Monday, 13 January 2020

Areas of Opportunity for Value Investors: Investing in Corporate Liquidations

Some troubled companies, lacking viable alternatives, voluntarily liquidate in order to preempt a total wipeout of shareholders' investments. 

Other, more interesting corporate liquidations are motivated by

  • tax considerations, 
  • persistent stock market undervaluation, or 
  • the desire to escape the grasp of a corporate raider. 


A company involved in only one profitable line of business would typically prefer selling out to liquidating because possible double taxation (taxes both at the corporate and shareholder level) would be avoided.

A company operating in diverse business lines, however, might find a liquidation or breakup to be the value-maximizing alternative, particularly if the liquidation process triggers a loss that results in a tax refund. 

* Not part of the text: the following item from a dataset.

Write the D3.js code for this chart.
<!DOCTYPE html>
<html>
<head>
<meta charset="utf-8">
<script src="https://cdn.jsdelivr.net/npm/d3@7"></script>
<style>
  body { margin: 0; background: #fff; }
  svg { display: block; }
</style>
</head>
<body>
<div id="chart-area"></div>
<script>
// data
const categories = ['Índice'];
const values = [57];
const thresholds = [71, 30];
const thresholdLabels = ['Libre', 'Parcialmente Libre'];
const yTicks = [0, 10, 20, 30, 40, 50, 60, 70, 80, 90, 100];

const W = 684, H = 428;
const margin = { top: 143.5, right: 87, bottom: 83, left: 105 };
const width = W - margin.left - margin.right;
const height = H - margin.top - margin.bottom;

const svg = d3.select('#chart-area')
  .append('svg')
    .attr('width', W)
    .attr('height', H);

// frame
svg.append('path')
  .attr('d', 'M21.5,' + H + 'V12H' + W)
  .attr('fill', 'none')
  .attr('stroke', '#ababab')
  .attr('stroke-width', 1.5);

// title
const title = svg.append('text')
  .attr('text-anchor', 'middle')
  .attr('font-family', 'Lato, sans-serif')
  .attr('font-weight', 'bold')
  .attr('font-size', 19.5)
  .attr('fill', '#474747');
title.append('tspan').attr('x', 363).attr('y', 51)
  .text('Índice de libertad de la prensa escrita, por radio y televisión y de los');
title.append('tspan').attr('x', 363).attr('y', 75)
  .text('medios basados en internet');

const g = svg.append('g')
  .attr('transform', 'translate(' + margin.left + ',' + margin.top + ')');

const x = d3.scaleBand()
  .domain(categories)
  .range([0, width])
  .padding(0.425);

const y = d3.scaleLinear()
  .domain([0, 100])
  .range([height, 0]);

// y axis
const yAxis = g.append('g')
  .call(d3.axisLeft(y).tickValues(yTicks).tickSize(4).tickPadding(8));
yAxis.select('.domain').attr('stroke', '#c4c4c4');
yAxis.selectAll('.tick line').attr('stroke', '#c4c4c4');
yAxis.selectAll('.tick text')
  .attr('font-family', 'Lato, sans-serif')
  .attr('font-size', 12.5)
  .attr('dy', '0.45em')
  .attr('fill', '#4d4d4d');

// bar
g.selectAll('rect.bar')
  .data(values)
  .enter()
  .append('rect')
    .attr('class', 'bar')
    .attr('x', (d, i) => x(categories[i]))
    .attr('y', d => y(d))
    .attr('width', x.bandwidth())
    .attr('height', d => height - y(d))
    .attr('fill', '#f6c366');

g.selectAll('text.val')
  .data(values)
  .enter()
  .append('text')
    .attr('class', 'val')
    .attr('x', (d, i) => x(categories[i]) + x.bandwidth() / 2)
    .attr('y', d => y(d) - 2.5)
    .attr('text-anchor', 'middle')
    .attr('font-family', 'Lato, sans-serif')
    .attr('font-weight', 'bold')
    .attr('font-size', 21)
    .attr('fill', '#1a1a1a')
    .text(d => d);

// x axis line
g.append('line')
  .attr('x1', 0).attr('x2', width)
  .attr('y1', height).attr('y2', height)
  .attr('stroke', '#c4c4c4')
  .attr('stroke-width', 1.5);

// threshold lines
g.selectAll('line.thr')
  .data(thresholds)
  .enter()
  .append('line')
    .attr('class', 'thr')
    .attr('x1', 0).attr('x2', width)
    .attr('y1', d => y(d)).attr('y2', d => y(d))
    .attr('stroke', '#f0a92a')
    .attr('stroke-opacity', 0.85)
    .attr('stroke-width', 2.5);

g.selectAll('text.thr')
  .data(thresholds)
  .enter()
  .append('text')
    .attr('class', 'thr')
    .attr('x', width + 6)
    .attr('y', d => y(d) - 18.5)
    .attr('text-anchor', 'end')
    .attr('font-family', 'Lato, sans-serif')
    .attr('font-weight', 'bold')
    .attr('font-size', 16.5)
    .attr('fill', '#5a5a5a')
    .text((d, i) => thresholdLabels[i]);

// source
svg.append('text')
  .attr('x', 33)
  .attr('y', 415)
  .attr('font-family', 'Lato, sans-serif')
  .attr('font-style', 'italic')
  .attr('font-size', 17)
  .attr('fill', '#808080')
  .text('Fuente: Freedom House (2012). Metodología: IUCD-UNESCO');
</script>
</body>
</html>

Some of the most attractive corporate liquidations in the past decade have involved the breakup of conglomerates and investment companies. 

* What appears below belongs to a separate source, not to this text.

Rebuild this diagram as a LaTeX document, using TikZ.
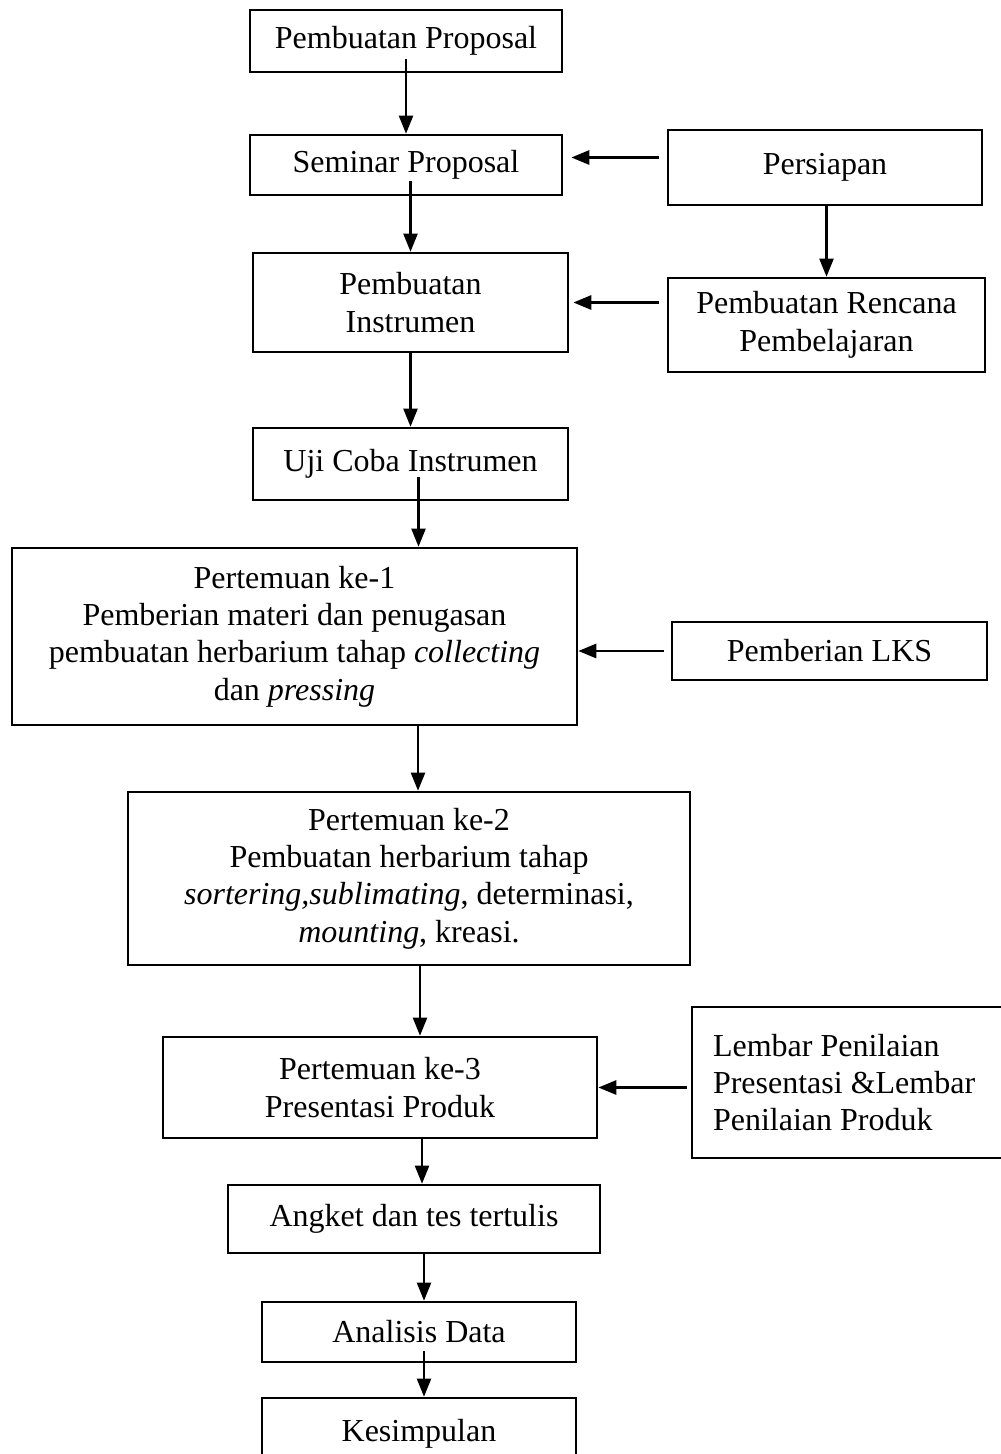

Most equity investors prefer (or are effectively required) to hold shares in ongoing businesses. Companies in liquidation are the antithesis of the type of investment they want to make.

  • Even some risk arbitrageurs (who have been known to buy just about anything) avoid investing in liquidations, believing the process to be too uncertain or protracted. 
  • Indeed, investing in liquidations is sometimes disparagingly referred to as cigarbutt investing, whereby an investor picks up someone else's discard with a few puffs left on it and smokes it. 
Needless to say, because other investors disparage and avoid them, corporate liquidations may be particularly attractive opportunities for value investors.